Some even thanked me afterwards for a job well done.
These executives, and others back then that I was fortunate
enough to learn from, taught me you really do get more from your colleagues
with sugar than with vinegar. I always strive to ask people to do something,
with a please and a thank you. And I make the effort to follow-up with people
too, personally thanking them whenever I can, because those people will
remember that – and want to work with and for me again and again.
Oh I remember the occasional slave drivers in senior roles,
that demanded, ordered and scared the pants off their staffs with unrealistic
deadlines, threats of termination, and even public shaming for not performing.
I also remember how much longer it took to get anything done
under the slave drivers, because of the frightful working conditions, the work
suffered, usually being rushed and delivered full of mistakes. We’d then have
to correct those errors, which took more time, which angered the slave driver,
and just made everyone all the more on edge.

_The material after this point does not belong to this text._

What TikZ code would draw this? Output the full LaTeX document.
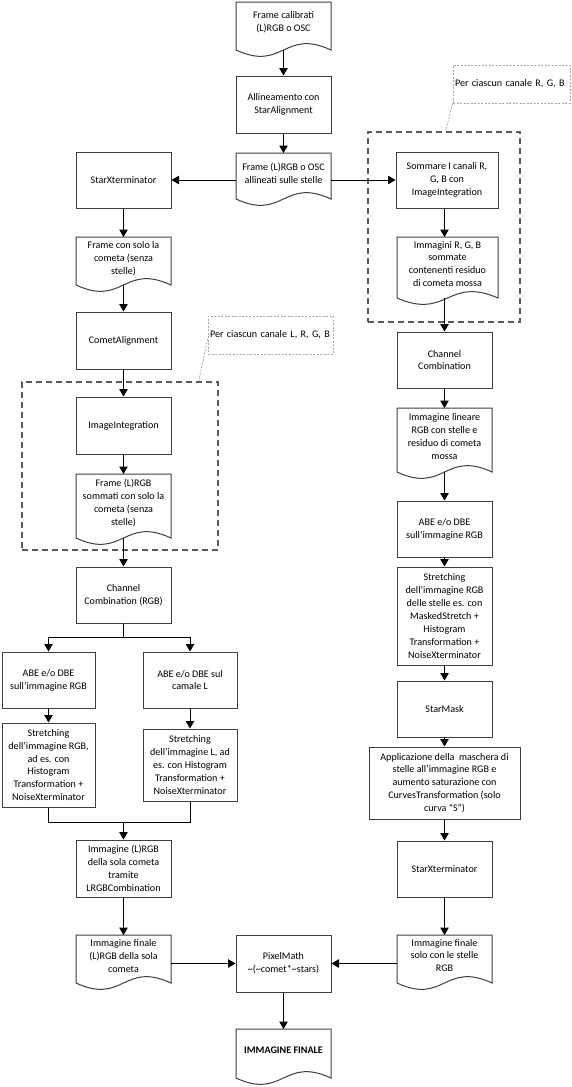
\documentclass[tikz,border=0pt]{standalone}
\usepackage{fontspec}
\setmainfont{Carlito}
\usetikzlibrary{arrows.meta,calc}
\definecolor{lc}{HTML}{404040}
\definecolor{gc}{HTML}{5A5A5A}
\definecolor{nc}{HTML}{A8A8A8}
\newcommand\fs{\fontsize{10.1pt}{12.9pt}\selectfont}
\newcommand\docout[1]{\draw[boxl] (#1.south west) -- (#1.north west) -- (#1.north east) -- (#1.south east) .. controls ([yshift=22pt]#1.south) and ([yshift=-22pt]#1.south) .. (#1.south west) -- cycle;}
\tikzset{
  base/.style={font=\fs, align=center, inner sep=0pt, text=black},
  boxl/.style={draw=lc, line width=1pt, line join=miter},
  proc/.style={base, boxl, rectangle, minimum width=95pt, minimum height=57pt},
  docn/.style={base, rectangle, outer sep=0pt, minimum width=95pt},
  dtxt/.style={base},
  ln/.style={draw=black, line width=1pt},
  arr/.style={ln, -{Triangle[width=8.5pt,length=7.5pt]}},
  grp/.style={draw=gc, line width=1.2pt, dash pattern=on 6pt off 4pt},
  note/.style={base, draw=nc, line width=0.8pt, dash pattern=on 2pt off 1.5pt, align=left, inner xsep=2pt, anchor=center},
  notel/.style={draw=nc, line width=0.8pt, dash pattern=on 2pt off 1.5pt}
}
\begin{document}
\begin{tikzpicture}[x=1pt,y=-1pt]
\useasboundingbox[fill=white] (0,0) rectangle (571,1087);

% groups
\node[grp, rectangle, minimum width=196pt, minimum height=168pt, inner sep=0pt] (g1) at (120,466) {};
\node[grp, rectangle, minimum width=152pt, minimum height=190pt, inner sep=0pt] (g2) at (444,227) {};

% notes
\node[note, text width=121pt, minimum height=38pt] (n1) at (270.5,335) {\mbox{Per ciascun canale L, R, G, B}};
\node[note, text width=113pt, minimum height=38pt] (n2) at (511.5,84) {\mbox{Per ciascun canale R, G, B}};
\draw[notel] ($(n1.south west)!0.4!(n1.north west)$) -- ([xshift=-20pt]g1.north east);
\draw[notel] (n2.south west) -- ([xshift=-75pt]g2.north east);

% center column
\node[docn, minimum height=48pt] (d1) at (283.5,26) {};
\node[dtxt] (d1t) at ([yshift=4pt]d1.center) {Frame calibrati\\(L)RGB o OSC};
\docout{d1}
\node[proc] (b1) at (283.5,104.5) {Allineamento con\\StarAlignment};
\node[docn, minimum height=46pt] (d2) at (283.5,176) {};
\node[dtxt] (d2t) at ([yshift=2.5pt]d2.center) {Frame (L)RGB o OSC\\allineati sulle stelle};
\docout{d2}

% left column
\node[proc, minimum height=56pt] (sx1) at (123.5,180) {StarXterminator};
\node[docn, minimum height=48pt] (d3) at (123.5,261) {};
\node[dtxt] (d3t) at ([yshift=2.5pt]d3.center) {Frame con solo la\\cometa (senza\\stelle)};
\docout{d3}
\node[proc] (ca) at (123.5,340.5) {CometAlignment};
\node[proc] (ii) at (123.5,425.5) {ImageIntegration};
\node[docn, minimum height=64pt] (d4) at (123.5,506) {};
\node[dtxt] (d4t) at ([yshift=3pt]d4.center) {Frame (L)RGB\\sommati con solo la\\cometa (senza\\stelle)};
\docout{d4}
\node[proc, minimum height=56pt] (cc1) at (123.5,595) {Channel\\Combination (RGB)};
\node[proc, minimum width=93pt, minimum height=56pt] (abe1) at (48.5,680) {ABE e/o DBE\\sull’immagine RGB};
\node[proc, minimum width=93pt, minimum height=84pt] (st1) at (48.5,765) {Stretching\\dell’immagine RGB,\\ad es. con\\Histogram\\Transformation +\\NoiseXterminator};
\node[proc, minimum width=94pt, minimum height=56pt] (abe2) at (190,680) {ABE e/o DBE sul\\camale L};
\node[proc, minimum width=94pt, minimum height=72pt] (st2) at (190,765) {Stretching\\dell’immagine L, ad\\es. con Histogram\\Transformation +\\NoiseXterminator};
\node[proc] (lrgb) at (123.5,868.5) {Immagine (L)RGB\\della sola cometa\\tramite\\LRGBCombination};
\node[docn, minimum height=48pt] (d5) at (123.5,959) {};
\node[dtxt] (d5t) at ([yshift=3pt]d5.center) {Immagine finale\\(L)RGB della sola\\cometa};
\docout{d5}

% bottom center
\node[proc] (pm) at (283.5,963.5) {PixelMath\\\textasciitilde(\textasciitilde comet*\textasciitilde stars)};
\node[docn, minimum height=49pt] (fin) at (283.5,1053.5) {};
\node[dtxt, font=\fs\bfseries] (fint) at ([yshift=3pt]fin.center) {IMMAGINE FINALE};
\docout{fin}

% right column
\node[proc, minimum width=102pt, minimum height=56pt] (sum) at (447,180) {Sommare I canali R,\\G, B con\\ImageIntegration};
\node[docn, minimum width=101pt, minimum height=61pt] (d6) at (447.5,267.5) {};
\node[dtxt] (d6t) at ([yshift=3.5pt]d6.center) {Immagini R, G, B\\sommate\\contenenti residuo\\di cometa mossa};
\docout{d6}
\node[proc, minimum height=56pt] (cc2) at (444.5,360) {Channel\\Combination};
\node[docn, minimum height=64pt] (d7) at (444.5,440) {};
\node[dtxt] (d7t) at ([yshift=3.5pt]d7.center) {Immagine lineare\\RGB con stelle e\\residuo di cometa\\mossa};
\docout{d7}
\node[proc, minimum height=56pt] (abe3) at (444.5,529) {ABE e/o DBE\\sull’immagine RGB};
\node[proc, minimum height=98pt] (st3) at (444.5,616) {Stretching\\dell’immagine RGB\\delle stelle es. con\\MaskedStretch +\\Histogram\\Transformation +\\NoiseXterminator};
\node[proc, minimum height=56pt] (sm) at (444.5,709) {StarMask};
\node[proc, minimum width=151pt, minimum height=72pt] (app) at (444.5,783) {Applicazione della\ \ maschera di\\stelle all’immagine RGB e\\aumento saturazione con\\CurvesTransformation (solo\\curva “S”)};
\node[proc, minimum height=56pt] (sx2) at (444.5,869) {StarXterminator};
\node[docn, minimum height=48pt] (d8) at (444.5,959) {};
\node[dtxt] (d8t) at ([yshift=3.5pt]d8.center) {Immagine finale\\solo con le stelle\\RGB};
\docout{d8}

% connectors
\draw[arr] (d1.south) -- (b1.north);
\draw[arr] (b1.south) -- (d2.north);
\draw[arr] (d2.west |- sx1.east) -- (sx1.east);
\draw[arr] (d2.east |- sum.west) -- (sum.west);
\draw[arr] (sx1.south) -- (d3.north);
\draw[arr] (d3.south) -- (ca.north);
\draw[arr] (ca.south) -- (ii.north);
\draw[arr] (ii.south) -- (d4.north);
\draw[arr] (d4.south) -- (cc1.north);
\draw[arr] (cc1.south) -- ++(0,14) -| (abe1.north);
\draw[arr] (cc1.south) -- ++(0,14) -| (abe2.north);
\draw[arr] (abe1.south) -- (st1.north);
\draw[arr] (abe2.south) -- (st2.north);
\coordinate (jn) at (123.5,822);
\draw[ln] (st1.south) |- (jn) -| (st2.south);
\draw[arr] (jn) -- (lrgb.north);
\draw[arr] (lrgb.south) -- (d5.north);
\draw[arr] (d5.east |- pm.west) -- (pm.west);
\draw[arr] (d8.west |- pm.east) -- (pm.east);
\draw[arr] (pm.south) -- (fin.north);

\draw[arr] (sum.south -| cc2.north) -- (d6.north -| cc2.north);
\draw[arr] (d6.south -| cc2.north) -- (cc2.north);
\draw[arr] (cc2.south) -- (d7.north);
\draw[arr] (d7.south) -- (abe3.north);
\draw[arr] (abe3.south) -- (st3.north);
\draw[arr] (st3.south) -- (sm.north);
\draw[arr] (sm.south) -- (app.north);
\draw[arr] (app.south) -- (sx2.north);
\draw[arr] (sx2.south) -- (d8.north);
\end{tikzpicture}
\end{document}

I’ll never work with or for the slave drivers from my past.
They’ve earned a rare and dishonorable spot in my bad books.
Please and thank you really do matter in everything you do.
Perhaps there are more slave drivers in the corporate world
since the decline of middle management, and the lack of real stable and secure
employment?
Perhaps that’s what is causing so many people in business to
simply forget the most basic of manners – please and thank you.
They aren’t big words, yet they seem to be lacking in many
of the correspondence and calls I have.
From a venture capitalist, that granted me all of 15-minutes
on his afternoon drive home, yelling at me over his cell’s speaker phone,
because he didn’t have the manners – or the balls – to talk to me face-to-face.
To some guy in a cheap polyester suit sitting across from me
in an office reception area munching on a sandwich, sputtering crumbs
everywhere. I was waiting to meet with someone, it could have been him. Turns
out, he worked for the company, and was using the reception seating as his
personal lunchroom, because after he had his lunch, he got up, and used his
access card to go back into the office.
How rude. And not a very good image to present to potential
customers.
Even in our job applications, I’m seeing the lack of
civility, as people demand that we call them back, or don’t bother calling back
if the job doesn’t have X, Y and Z.
Really?
You’re looking for work, and telling potential employers
what you’re expectations of THEM are?
Seriously?
I get emails from people demanding I call them at such and
such a time, without a please or a thank you. Voice messages demand my
immediate attention, yet again, no please or thank you – sometimes not even a “hello.”
We’re all busy, that’s just the nature of our
blink-in-a-second-world.
However, please and thank you really do go a long way.
Because you never know what people will remember of you -- and your manners -- or lack of them.